Everyone still happy one month on...
However, new for this year, we’re having a go at inter-cropping. We probably haven’t done this in the past because we’ve never been organised enough. Also, it really only applies to the brassica bed, which we’ve rather struggled with for some reason (probably because most brassicas tend to take ages to mature, tend to need lots of weeding, seem to be rather high maintenance, tend to have lots of pests, probably need lots of feeding and, because we’ve been typically neglectful at various critical times of the season, have generally performed poorly compared to the other crops. That and they’re rather boring. Although not Purple Sprouting Broccoli. Or Kohl Rabi. Or Kale. Or Turnips. Or probably others). Anyway, the great thing about the brassica bed is that we grow all our leafy stuff here like Lettuces and other salad leaves, Spinach, Chard, etc. Some stuff (like Lettuces and other salad leaves) can be gown quite close together in-between the larger things like Brussels Sprouts, Cabbage, Cauliflower and Broccoli. As a result, this year we’ve managed to do some intercropping of the Cauliflowers, Broccoli and Kale with Lettuce and Pak Choi, with this fast-maturing stuff getting harvested whilst the wider spaced, longer-maturing crops stay in situ until they’re ready – none yet, but soon (we hope).

Cauliflower remains (apart from the newly-plated
Calabrese and Brocolli, inteplanted with more Lettuces)
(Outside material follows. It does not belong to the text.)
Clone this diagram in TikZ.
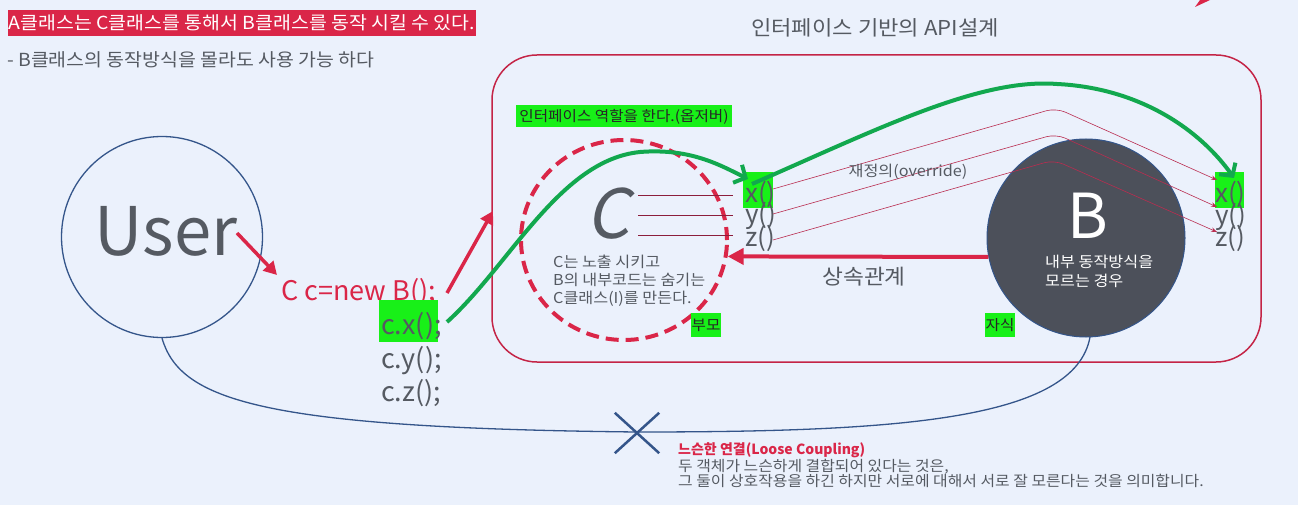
\documentclass[tikz,border=0pt]{standalone}
\usepackage{fontspec}
\setmainfont{Noto Sans CJK KR}
\newfontfamily\slantfont[FakeSlant=0.2]{Noto Sans CJK KR}
\newfontfamily\hfont[FakeStretch=1.08]{Noto Sans CJK KR}
\usetikzlibrary{arrows.meta,shapes.geometric}
\newcommand{\myfs}[2]{\fontsize{#1}{#2}\selectfont}
\definecolor{bg}{RGB}{235,241,252}
\definecolor{crim}{RGB}{218,38,72}
\definecolor{rectred}{RGB}{196,36,70}
\definecolor{lime}{RGB}{24,240,24}
\definecolor{garrow}{RGB}{18,168,78}
\definecolor{txtgray}{RGB}{85,90,98}
\definecolor{bdark}{RGB}{76,80,90}
\definecolor{navy}{RGB}{52,85,138}
\definecolor{thinred}{RGB}{185,45,80}
\definecolor{linered}{RGB}{140,30,60}
\begin{document}
\begin{tikzpicture}[x=1pt,y=-1pt,
  gtext/.style={text=txtgray, inner sep=0pt},
  hlbox/.style={fill=lime, inner sep=0pt},
  codefont/.style={font=\myfs{27}{27}},
  xyzfont/.style={font=\myfs{26}{26}},
  redarrow/.style={draw=crim, line width=3.5pt, -{Triangle[length=13pt,width=14pt]}},
  greenarrow/.style={draw=garrow, line width=4pt, -{Straight Barb[length=9pt,width=20pt]}},
  thinline/.style={draw=thinred, line width=0.6pt, rounded corners=10pt, -{Stealth[length=6pt,width=4.5pt]}},
  cline/.style={draw=linered, line width=0.8pt}]
\useasboundingbox (0,0) rectangle (1298,505);
\fill[bg] (0,0) rectangle (1298,505);
\fill[crim] (1195,7) -- (1210,0) -- (1200,0) -- cycle;

% headings
\node[anchor=west, fill=crim, text=white, font=\hfont\myfs{18}{18}, inner xsep=0.5pt, inner ysep=0pt, minimum height=26pt] (title) at (8,23) {A클래스는 C클래스를 통해서 B클래스를 동작 시킬 수 있다.};
\node[gtext, anchor=west, font=\hfont\myfs{18}{18}] (sub) at (7,60) {- B클래스의 동작방식을 몰라도 사용 가능 하다};
\node[gtext, font=\hfont\myfs{20.5}{20.5}] (api) at (875,28) {인터페이스 기반의 API설계};

% frame
\node[draw=rectred, line width=1.5pt, rounded corners=45pt, minimum width=769pt, minimum height=307pt, inner sep=0pt] (frame) at (876.5,208.5) {};

% user
\node[circle, draw=navy, line width=1.3pt, minimum size=201pt, inner sep=0pt] (user) at (162,237) {};
\node[gtext, font=\myfs{67}{67}] (usertxt) at (166,231) {User};

% code
\node[anchor=base west, text=crim, inner sep=0pt, codefont] (cnew) at (281,300) {C c=new B();};
\node[hlbox, minimum width=59pt, minimum height=42pt] (cxbox) at (408.5,321) {};
\node[gtext, anchor=base west, codefont] (cx) at (381,334) {c.x();};
\node[gtext, anchor=base west, codefont] (cy) at (381,368) {c.y();};
\node[gtext, anchor=base west, codefont] (cz) at (381,401) {c.z();};

% bottom coupling curve
\draw[navy, line width=1.3pt] (user.south) .. controls (180,400) and (260,428) .. (637,432)
  .. controls (900,432) and (1075,420) .. (1090,337);
\node[minimum width=44pt, minimum height=40pt, inner sep=0pt] (xmark) at (637,433) {};
\draw[navy, line width=2.5pt] (xmark.north west) -- (xmark.south east);
\draw[navy, line width=2.5pt] (xmark.south west) -- (xmark.north east);
\node[anchor=base west, text=crim, inner sep=0pt, font=\myfs{14}{14}\bfseries] (loose) at (678,454) {느슨한 연결(Loose Coupling)};
\node[gtext, anchor=base west, font=\hfont\myfs{14.7}{14.7}] (loose2) at (678,471) {두 객체가 느슨하게 결합되어 있다는 것은,};
\node[gtext, anchor=base west, font=\hfont\myfs{14.7}{14.7}] (loose3) at (678,486) {그 둘이 상호작용을 하긴 하지만 서로에 대해서 서로 잘 모른다는 것을 의미합니다.};

% interface label
\node[hlbox, minimum width=216pt, minimum height=22pt, font=\hfont\myfs{14.5}{14.5}, text=black!85] (role) at (624,116.5) {인터페이스 역할을 한다.(옵저버)};

% C circle
\node[ellipse, draw=crim, line width=4pt, dash pattern=on 13pt off 7pt, minimum width=206pt, minimum height=200pt, inner sep=0pt] (ccirc) at (624,240) {};
\node[gtext, font=\slantfont\myfs{68}{68}] (cletter) at (608,214) {C};
\node[gtext, anchor=base west, font=\hfont\myfs{15}{15}] (cd1) at (553,267) {C는 노출 시키고};
\node[gtext, anchor=base west, font=\hfont\myfs{15}{15}] (cd2) at (553,285) {B의 내부코드는 숨기는};
\node[gtext, anchor=base west, font=\hfont\myfs{15}{15}] (cd3) at (553,303) {C클래스(I)를 만든다.};
\node[hlbox, minimum width=30pt, minimum height=24pt, font=\hfont\myfs{14.5}{14.5}, text=black!85] (parent) at (706,325) {부모};

% left x y z
\node[hlbox, minimum width=30pt, minimum height=36pt] (lxbox) at (758,190) {};
\node[gtext, anchor=base west, xyzfont] (lx) at (745,203) {x()};
\node[gtext, anchor=base west, xyzfont] (ly) at (745,224) {y()};
\node[gtext, anchor=base west, xyzfont] (lz) at (745,246) {z()};
\coordinate (c1a) at (638,195); \coordinate (c1b) at (733,195);
\coordinate (c2a) at (638,215); \coordinate (c2b) at (733,215);
\coordinate (c3a) at (638,235); \coordinate (c3b) at (733,235);
\draw[cline] (c1a) -- (c1b);
\draw[cline] (c2a) -- (c2b);
\draw[cline] (c3a) -- (c3b);

% B circle
\node[circle, fill=bdark, draw=navy, line width=1pt, minimum size=198pt, inner sep=0pt] (bcirc) at (1086,238) {};
\node[text=white, inner sep=0pt, font=\myfs{62}{62}] (bletter) at (1088,216) {B};
\node[text=white, anchor=base west, inner sep=0pt, font=\hfont\myfs{15}{15}] (bd1) at (1045,267) {내부 동작방식을};
\node[text=white, anchor=base west, inner sep=0pt, font=\hfont\myfs{15}{15}] (bd2) at (1045,286) {모르는 경우};
\node[hlbox, minimum width=30pt, minimum height=24pt, font=\hfont\myfs{14.5}{14.5}, text=black!85] (child) at (1000,325) {자식};

% right x y z
\node[hlbox, minimum width=29pt, minimum height=36pt] (rxbox) at (1229,190) {};
\node[gtext, anchor=base west, xyzfont] (rx) at (1215,203) {x()};
\node[gtext, anchor=base west, xyzfont] (ry) at (1215,225) {y()};
\node[gtext, anchor=base west, xyzfont] (rz) at (1215,247) {z()};

% override lines
\coordinate (o1s) at (773,189); \coordinate (o1e) at (1217,180);
\coordinate (o2s) at (773,214); \coordinate (o2e) at (1217,207);
\coordinate (o3s) at (773,240); \coordinate (o3e) at (1217,232);
\draw[thinline] (o1s) -- (1056,108) -- (o1e);
\draw[thinline] (o2s) -- (1056,134) -- (o2e);
\draw[thinline] (o3s) -- (1054,160) -- (o3e);
\node[gtext, font=\hfont\myfs{15}{15}] (override) at (908,172) {재정의(override)};

% inheritance arrow
\draw[crim, line width=4pt, -{Triangle[length=16pt,width=16pt]}] (bcirc.191) -- (ccirc.-9);
\node[gtext, font=\hfont\myfs{21}{21}] (inherit) at (864,277) {상속관계};

% arrows
\coordinate (ua) at (237,233);
\coordinate (ub) at (277,275);
\draw[redarrow] (ua) -- (ub);
\coordinate (na) at (447,293);
\coordinate (nb) at (493,211);
\draw[redarrow] (na) -- (nb);
\coordinate (ga) at (447,322);
\coordinate (gb) at (748,179);
\draw[greenarrow] (ga) .. controls (510,265) and (560,160) .. (640,152)
  .. controls (690,148) and (720,165) .. (gb);
\coordinate (gc) at (752,184);
\coordinate (gd) at (1234,178);
\draw[greenarrow] (gc) .. controls (880,128) and (980,78) .. (1057,84)
  .. controls (1140,88) and (1200,130) .. (gd);
\end{tikzpicture}
\end{document}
Successionally planted Leeks and Celery
(between Mint and Onions)
Of course, once we start harvesting these main crops were then into successional cropping and, possibly, even successional inter-cropping – who’d have thought? Actually, we have started some successional cropping in the Onion bed, with the GarlicCristo” now lifted and tied up to dry on the Raspberry hedge wires, and some Leeks and Celery plants from spring sowings planted out – getting a bit late for these to make show-bench specimens, but hopefully good enough for a soup or two.